Exercise
Copy exactly the lines that run from the top of the listing to the line containing "anchor=north west, minimum", both ends included, and omit the pictures.

Available data
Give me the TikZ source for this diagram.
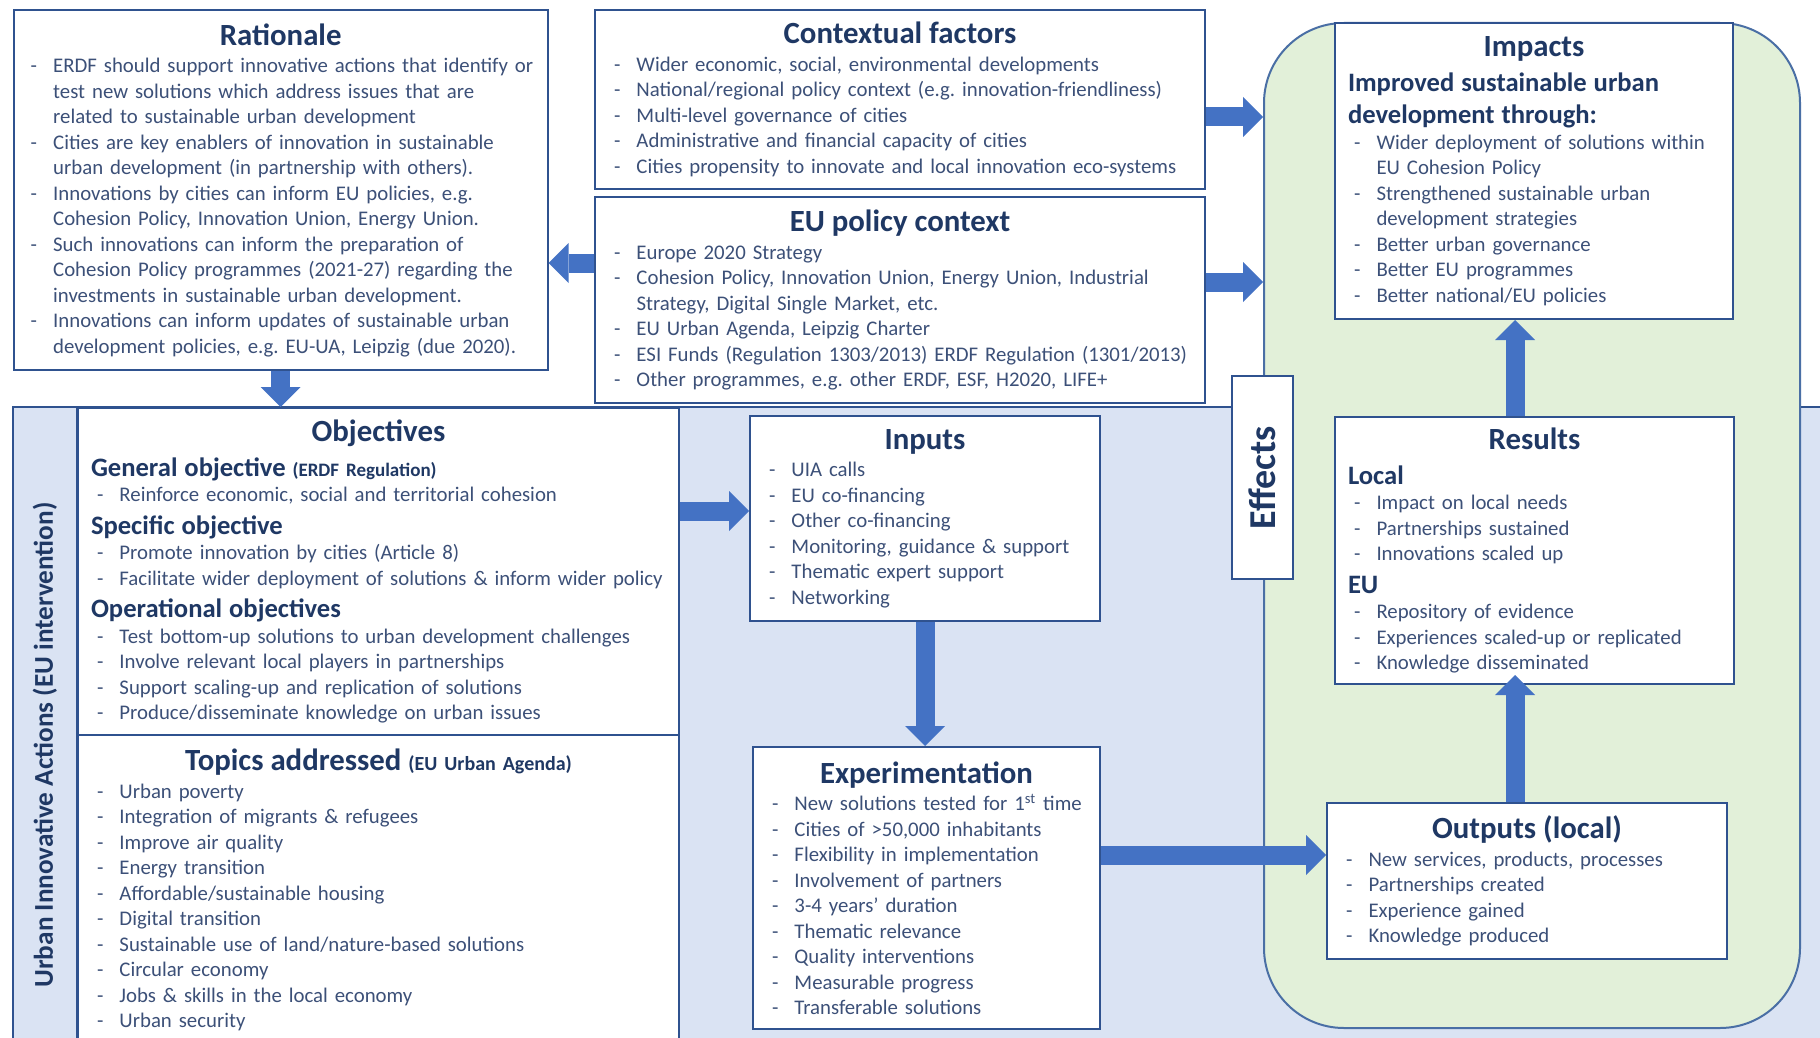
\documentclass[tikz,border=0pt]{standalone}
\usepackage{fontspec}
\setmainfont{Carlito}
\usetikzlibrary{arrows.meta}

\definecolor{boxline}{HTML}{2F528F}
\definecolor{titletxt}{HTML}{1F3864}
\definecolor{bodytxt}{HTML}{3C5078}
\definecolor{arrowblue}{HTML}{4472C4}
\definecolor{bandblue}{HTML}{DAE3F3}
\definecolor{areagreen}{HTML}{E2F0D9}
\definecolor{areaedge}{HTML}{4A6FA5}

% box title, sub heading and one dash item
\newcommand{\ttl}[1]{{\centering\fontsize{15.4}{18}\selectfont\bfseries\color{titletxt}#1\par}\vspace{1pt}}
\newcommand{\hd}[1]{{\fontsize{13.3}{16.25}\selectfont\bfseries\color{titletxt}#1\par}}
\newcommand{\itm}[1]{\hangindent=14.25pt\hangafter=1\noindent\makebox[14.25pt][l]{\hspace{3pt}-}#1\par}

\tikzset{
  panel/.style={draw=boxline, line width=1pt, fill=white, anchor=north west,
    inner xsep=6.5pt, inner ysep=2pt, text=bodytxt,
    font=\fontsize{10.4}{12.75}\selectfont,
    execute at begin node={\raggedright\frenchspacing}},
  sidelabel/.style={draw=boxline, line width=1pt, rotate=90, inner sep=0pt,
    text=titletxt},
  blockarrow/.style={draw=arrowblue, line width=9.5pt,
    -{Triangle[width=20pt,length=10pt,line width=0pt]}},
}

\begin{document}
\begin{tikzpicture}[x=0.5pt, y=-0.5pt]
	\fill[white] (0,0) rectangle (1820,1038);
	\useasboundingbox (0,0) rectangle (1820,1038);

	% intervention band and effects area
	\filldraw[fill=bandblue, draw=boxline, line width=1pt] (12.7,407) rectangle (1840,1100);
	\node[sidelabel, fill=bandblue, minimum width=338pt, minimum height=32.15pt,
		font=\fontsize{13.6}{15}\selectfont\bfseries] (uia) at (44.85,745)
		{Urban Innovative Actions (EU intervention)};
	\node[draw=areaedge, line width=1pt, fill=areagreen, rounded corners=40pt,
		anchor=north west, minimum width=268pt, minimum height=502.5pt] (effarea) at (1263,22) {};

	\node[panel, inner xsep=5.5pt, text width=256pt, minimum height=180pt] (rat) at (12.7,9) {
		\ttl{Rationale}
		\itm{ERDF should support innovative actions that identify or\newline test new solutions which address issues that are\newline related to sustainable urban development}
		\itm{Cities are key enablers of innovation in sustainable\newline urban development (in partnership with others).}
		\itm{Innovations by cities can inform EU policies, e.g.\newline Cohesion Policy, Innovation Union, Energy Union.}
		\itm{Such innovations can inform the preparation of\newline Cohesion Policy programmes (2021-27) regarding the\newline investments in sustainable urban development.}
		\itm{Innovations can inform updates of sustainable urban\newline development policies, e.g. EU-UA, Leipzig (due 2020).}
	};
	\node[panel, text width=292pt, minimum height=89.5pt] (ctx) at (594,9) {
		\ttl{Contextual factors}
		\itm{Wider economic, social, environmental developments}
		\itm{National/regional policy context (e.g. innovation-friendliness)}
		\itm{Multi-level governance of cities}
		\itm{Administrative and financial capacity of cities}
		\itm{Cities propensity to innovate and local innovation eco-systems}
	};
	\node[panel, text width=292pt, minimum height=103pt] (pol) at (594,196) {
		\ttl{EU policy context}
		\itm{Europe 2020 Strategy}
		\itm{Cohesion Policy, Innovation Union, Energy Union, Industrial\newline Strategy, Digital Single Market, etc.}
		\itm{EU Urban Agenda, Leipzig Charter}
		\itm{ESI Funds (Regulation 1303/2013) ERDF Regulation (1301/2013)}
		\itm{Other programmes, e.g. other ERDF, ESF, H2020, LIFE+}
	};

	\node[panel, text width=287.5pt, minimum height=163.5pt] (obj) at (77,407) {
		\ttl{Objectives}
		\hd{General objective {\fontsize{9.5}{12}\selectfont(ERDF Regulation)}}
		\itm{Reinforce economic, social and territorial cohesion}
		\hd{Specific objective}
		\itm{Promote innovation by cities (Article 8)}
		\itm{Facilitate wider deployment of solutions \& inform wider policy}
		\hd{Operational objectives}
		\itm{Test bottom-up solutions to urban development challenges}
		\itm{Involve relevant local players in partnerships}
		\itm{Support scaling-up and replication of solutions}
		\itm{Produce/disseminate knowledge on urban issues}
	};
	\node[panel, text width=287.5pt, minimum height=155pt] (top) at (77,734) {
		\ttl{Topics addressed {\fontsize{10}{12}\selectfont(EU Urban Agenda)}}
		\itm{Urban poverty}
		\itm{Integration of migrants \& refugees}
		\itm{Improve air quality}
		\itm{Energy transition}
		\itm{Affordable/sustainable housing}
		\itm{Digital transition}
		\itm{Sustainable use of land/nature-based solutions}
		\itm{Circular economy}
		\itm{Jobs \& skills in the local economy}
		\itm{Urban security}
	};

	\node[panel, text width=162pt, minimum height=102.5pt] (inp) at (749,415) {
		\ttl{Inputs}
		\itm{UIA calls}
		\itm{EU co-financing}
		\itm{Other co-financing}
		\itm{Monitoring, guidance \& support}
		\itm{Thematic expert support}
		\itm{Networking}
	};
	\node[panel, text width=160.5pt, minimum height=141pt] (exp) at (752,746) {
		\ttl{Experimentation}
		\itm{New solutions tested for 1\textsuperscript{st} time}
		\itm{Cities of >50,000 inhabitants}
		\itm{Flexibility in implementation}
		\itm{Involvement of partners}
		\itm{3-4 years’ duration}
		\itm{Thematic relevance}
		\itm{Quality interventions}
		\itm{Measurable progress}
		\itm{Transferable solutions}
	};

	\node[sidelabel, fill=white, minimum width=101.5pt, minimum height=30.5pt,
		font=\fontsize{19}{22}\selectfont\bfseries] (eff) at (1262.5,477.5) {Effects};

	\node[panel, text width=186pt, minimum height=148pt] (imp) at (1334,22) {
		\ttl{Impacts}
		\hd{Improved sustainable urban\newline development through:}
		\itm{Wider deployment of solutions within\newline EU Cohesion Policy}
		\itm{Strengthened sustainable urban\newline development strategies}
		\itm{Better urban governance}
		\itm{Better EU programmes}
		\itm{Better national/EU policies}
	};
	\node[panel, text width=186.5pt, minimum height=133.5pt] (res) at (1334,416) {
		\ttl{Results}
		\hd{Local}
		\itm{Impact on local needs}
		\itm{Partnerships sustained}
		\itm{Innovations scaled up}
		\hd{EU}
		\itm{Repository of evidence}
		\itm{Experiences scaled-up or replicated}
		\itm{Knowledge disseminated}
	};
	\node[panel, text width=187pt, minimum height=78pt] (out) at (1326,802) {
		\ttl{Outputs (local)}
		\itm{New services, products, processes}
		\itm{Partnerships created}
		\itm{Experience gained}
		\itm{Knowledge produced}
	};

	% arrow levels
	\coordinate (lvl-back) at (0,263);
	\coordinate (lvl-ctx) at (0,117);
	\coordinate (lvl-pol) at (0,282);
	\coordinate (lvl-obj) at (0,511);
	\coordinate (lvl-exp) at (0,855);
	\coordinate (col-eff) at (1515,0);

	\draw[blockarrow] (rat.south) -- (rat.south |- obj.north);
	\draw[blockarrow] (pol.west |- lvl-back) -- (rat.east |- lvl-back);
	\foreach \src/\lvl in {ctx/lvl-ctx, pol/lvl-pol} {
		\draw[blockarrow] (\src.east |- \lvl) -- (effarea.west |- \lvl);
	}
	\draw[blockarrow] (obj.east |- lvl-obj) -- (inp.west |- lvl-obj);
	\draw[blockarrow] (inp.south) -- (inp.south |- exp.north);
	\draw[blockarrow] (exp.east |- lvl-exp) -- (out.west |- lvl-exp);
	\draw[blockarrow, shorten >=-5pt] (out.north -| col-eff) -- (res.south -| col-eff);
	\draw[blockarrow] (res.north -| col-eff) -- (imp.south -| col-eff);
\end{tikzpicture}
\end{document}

Task solution
Give me the TikZ source for this diagram.
\documentclass[tikz,border=0pt]{standalone}
\usepackage{fontspec}
\setmainfont{Carlito}
\usetikzlibrary{arrows.meta}

\definecolor{boxline}{HTML}{2F528F}
\definecolor{titletxt}{HTML}{1F3864}
\definecolor{bodytxt}{HTML}{3C5078}
\definecolor{arrowblue}{HTML}{4472C4}
\definecolor{bandblue}{HTML}{DAE3F3}
\definecolor{areagreen}{HTML}{E2F0D9}
\definecolor{areaedge}{HTML}{4A6FA5}

% box title, sub heading and one dash item
\newcommand{\ttl}[1]{{\centering\fontsize{15.4}{18}\selectfont\bfseries\color{titletxt}#1\par}\vspace{1pt}}
\newcommand{\hd}[1]{{\fontsize{13.3}{16.25}\selectfont\bfseries\color{titletxt}#1\par}}
\newcommand{\itm}[1]{\hangindent=14.25pt\hangafter=1\noindent\makebox[14.25pt][l]{\hspace{3pt}-}#1\par}

\tikzset{
  panel/.style={draw=boxline, line width=1pt, fill=white, anchor=north west,
    inner xsep=6.5pt, inner ysep=2pt, text=bodytxt,
    font=\fontsize{10.4}{12.75}\selectfont,
    execute at begin node={\raggedright\frenchspacing}},
  sidelabel/.style={draw=boxline, line width=1pt, rotate=90, inner sep=0pt,
    text=titletxt},
  blockarrow/.style={draw=arrowblue, line width=9.5pt,
    -{Triangle[width=20pt,length=10pt,line width=0pt]}},
}

\begin{document}
\begin{tikzpicture}[x=0.5pt, y=-0.5pt]
	\fill[white] (0,0) rectangle (1820,1038);
	\useasboundingbox (0,0) rectangle (1820,1038);

	% intervention band and effects area
	\filldraw[fill=bandblue, draw=boxline, line width=1pt] (12.7,407) rectangle (1840,1100);
	\node[sidelabel, fill=bandblue, minimum width=338pt, minimum height=32.15pt,
		font=\fontsize{13.6}{15}\selectfont\bfseries] (uia) at (44.85,745)
		{Urban Innovative Actions (EU intervention)};
	\node[draw=areaedge, line width=1pt, fill=areagreen, rounded corners=40pt,
		anchor=north west, minimum width=268pt, minimum height=502.5pt] (effarea) at (1263,22) {};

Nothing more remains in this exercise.